We've already covered the basics of constructing a head in chapters 1 and 3. Here we'll take it a step further.
So far, eyes have been treated as flat things stuck on a sphere. While this works for some styles, it helps a lot to realize eyes are spheres themselves. The eye sockets are set deeper into the head.
There are many features that are set deeper, or are raised higher (for example the the brow ridge or the cheek bone). Such dips and bumps change the contour of the basic sphere, and also create overlaps as the head turns.
Now let's look at some examples and different styles.
Here's the head of an anthro deer. I haven't changed much in terms of style; there are some small changes to the mouth and the eye, just to give him a sympathetic smile. And of course his neck is more human. No, most of the fun is in the construction of the antlers. The line between the tips of the antlers, tips of the ears, and the front of the muzzle are all parallel (and very slightly corrected for perspective). His antlers are not easily simplified, so I just use direction lines to make sure they won't end up lopsided.

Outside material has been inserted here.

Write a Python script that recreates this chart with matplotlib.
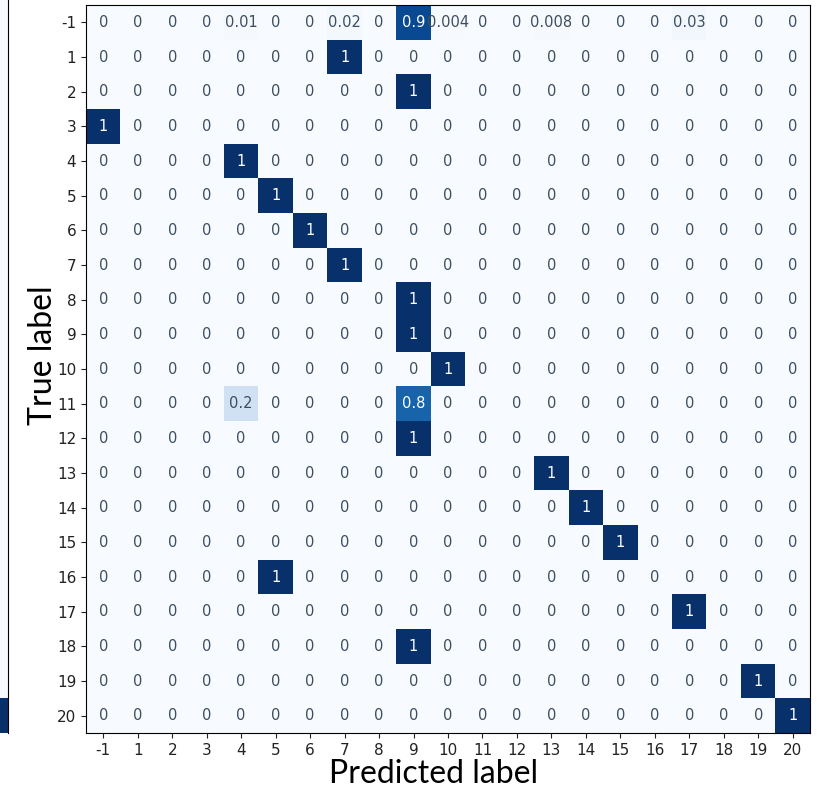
import numpy as np
import matplotlib.pyplot as plt

labels = ['-1'] + [str(i) for i in range(1, 21)]

# confusion matrix rows (normalized), order follows labels
cm_rows = [
    [0, 0, 0, 0, 0.01, 0, 0, 0.02, 0, 0.9, 0.004, 0, 0, 0.008, 0, 0, 0, 0.03, 0, 0, 0],
    [0, 0, 0, 0, 0, 0, 0, 1, 0, 0, 0, 0, 0, 0, 0, 0, 0, 0, 0, 0, 0],
    [0, 0, 0, 0, 0, 0, 0, 0, 0, 1, 0, 0, 0, 0, 0, 0, 0, 0, 0, 0, 0],
    [1, 0, 0, 0, 0, 0, 0, 0, 0, 0, 0, 0, 0, 0, 0, 0, 0, 0, 0, 0, 0],
    [0, 0, 0, 0, 1, 0, 0, 0, 0, 0, 0, 0, 0, 0, 0, 0, 0, 0, 0, 0, 0],
    [0, 0, 0, 0, 0, 1, 0, 0, 0, 0, 0, 0, 0, 0, 0, 0, 0, 0, 0, 0, 0],
    [0, 0, 0, 0, 0, 0, 1, 0, 0, 0, 0, 0, 0, 0, 0, 0, 0, 0, 0, 0, 0],
    [0, 0, 0, 0, 0, 0, 0, 1, 0, 0, 0, 0, 0, 0, 0, 0, 0, 0, 0, 0, 0],
    [0, 0, 0, 0, 0, 0, 0, 0, 0, 1, 0, 0, 0, 0, 0, 0, 0, 0, 0, 0, 0],
    [0, 0, 0, 0, 0, 0, 0, 0, 0, 1, 0, 0, 0, 0, 0, 0, 0, 0, 0, 0, 0],
    [0, 0, 0, 0, 0, 0, 0, 0, 0, 0, 1, 0, 0, 0, 0, 0, 0, 0, 0, 0, 0],
    [0, 0, 0, 0, 0.2, 0, 0, 0, 0, 0.8, 0, 0, 0, 0, 0, 0, 0, 0, 0, 0, 0],
    [0, 0, 0, 0, 0, 0, 0, 0, 0, 1, 0, 0, 0, 0, 0, 0, 0, 0, 0, 0, 0],
    [0, 0, 0, 0, 0, 0, 0, 0, 0, 0, 0, 0, 0, 1, 0, 0, 0, 0, 0, 0, 0],
    [0, 0, 0, 0, 0, 0, 0, 0, 0, 0, 0, 0, 0, 0, 1, 0, 0, 0, 0, 0, 0],
    [0, 0, 0, 0, 0, 0, 0, 0, 0, 0, 0, 0, 0, 0, 0, 1, 0, 0, 0, 0, 0],
    [0, 0, 0, 0, 0, 1, 0, 0, 0, 0, 0, 0, 0, 0, 0, 0, 0, 0, 0, 0, 0],
    [0, 0, 0, 0, 0, 0, 0, 0, 0, 0, 0, 0, 0, 0, 0, 0, 0, 1, 0, 0, 0],
    [0, 0, 0, 0, 0, 0, 0, 0, 0, 1, 0, 0, 0, 0, 0, 0, 0, 0, 0, 0, 0],
    [0, 0, 0, 0, 0, 0, 0, 0, 0, 0, 0, 0, 0, 0, 0, 0, 0, 0, 0, 1, 0],
    [0, 0, 0, 0, 0, 0, 0, 0, 0, 0, 0, 0, 0, 0, 0, 0, 0, 0, 0, 0, 1],
]
cm = np.array(cm_rows)

# right edge of a neighbouring matrix that got cropped in the screenshot
edge_col = [0] * 20 + [1]

fig = plt.figure(figsize=(8.2, 7.91), dpi=100)
ax = fig.add_axes([86 / 820, 1 - 733 / 791, 724 / 820, 728 / 791])

ax.imshow(cm, cmap='Blues', vmin=0, vmax=1, aspect='auto', interpolation='nearest')
n = len(labels)
for i in range(n):
    for j in range(n):
        v = cm[i, j]
        txt = '0' if v == 0 else format(v, '.2g')
        col = 'white' if v > 0.5 else '#3e4e60'
        ax.text(j, i, txt, ha='center', va='center', color=col, fontsize=10.5,
                family='DejaVu Sans')

ax.set_xticks(range(n))
ax.set_xticklabels(labels, family='DejaVu Sans')
ax.set_yticks(range(n))
ax.set_yticklabels(labels, family='DejaVu Sans')
ax.tick_params(labelsize=11, colors='#222222')
ax.set_xlabel('Predicted label', fontsize=23, family='Lato')
ax.set_ylabel('True label', fontsize=23, family='Lato')
ax.xaxis.set_label_coords(0.4807, -0.036)
ax.yaxis.set_label_coords(-0.039, 0.519)

ax2 = fig.add_axes([0, 1 - 733 / 791, 8 / 820, 733 / 791])
ax2.imshow(np.array(edge_col)[:, None], cmap='Blues', vmin=0, vmax=1, aspect='auto',
           extent=(-0.5, 0.5, 20.5, -0.64))
ax2.set_xticks([])
ax2.set_yticks([])
for s in ['left', 'top', 'bottom']:
    ax2.spines[s].set_visible(False)

plt.savefig('out.png', dpi=100)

Now let's try that again in a more toony style.
The head is more human, actually; he has a bigger brain, and the eyes are placed lower and more to the front. The nose, the mouth, and the eyes have been made larger to make them more expressive.
(TODO: bird heads)
Figure 4.4. Squirrel
More emphasis was put on humanizing her and giving her a very expressive face, as opposed to making her species crystal clear. The reason for the humped line in the under drawing was because a more squirrel-like form was first sketched out to make sure some of the animal would show through, and that was then whittled down to a character that humans could recognize as a very feminine being. She also has very hard angles and straight lines in her, as opposed to the curvy and rounded lines one would find in a realistic drawing.
River otters are very bouncy creatures, so unless the goal is to draw a character atypical to the species (ie. a Killer Rabbit), you want the species' personality to show through in your drawing. Thus, this guy has some bold parallel curves in him to give him a more animated look than the more stoic and reserved looking squirrel has. The underdrawing looks a bit more ottery with that big ol' nose, round face, and almond eyes. Personal style was applied to the drawing, with the end result of an otter that looks slightly less than an otter, though one that has more of an individual look to him as opposed to looking like any old otter on the streets (or in the streams). The artist has to decide whether their project or drawing calls for a critter that can be identified by species, or one that can be identified as an individual, and how much of a balance between the two needs to be struck.
Like the squirrel, many of the lines were straight and angular. His head was pretty much two rectangular shapes put together. In the finished drawing, the lines were rounded out in many places to give him a more natural look. As he was done in a more realistic style than the squirrel, he also has a different neck structure. Rather than having a thin neck that acts as a base for the skull like a human would, his neck is thick, and humps out from the back of his skull rather than just below it.
Most anthro characters can be broadly divided into two categories, depending on their legs. If they look more like human legs, so the entire sole of the foot is touching the ground, it is what is known as plantigrade:
You can also draw the legs more like an animal's. In this case, only the toes touch the ground, and the heel is lifted. This is called digitigrade.
In this example, the leg is overlaid with an x-ray. The hips and femur are human, but from the knee down the anatomy matches a horse's leg. Note that she still has the same joints as found in a normal leg, but the proportions are different.
Another possibility is to switch from human to animal anatomy at the foot, instead of at the knee. You could also say it's a plantigrade character walking on its toes.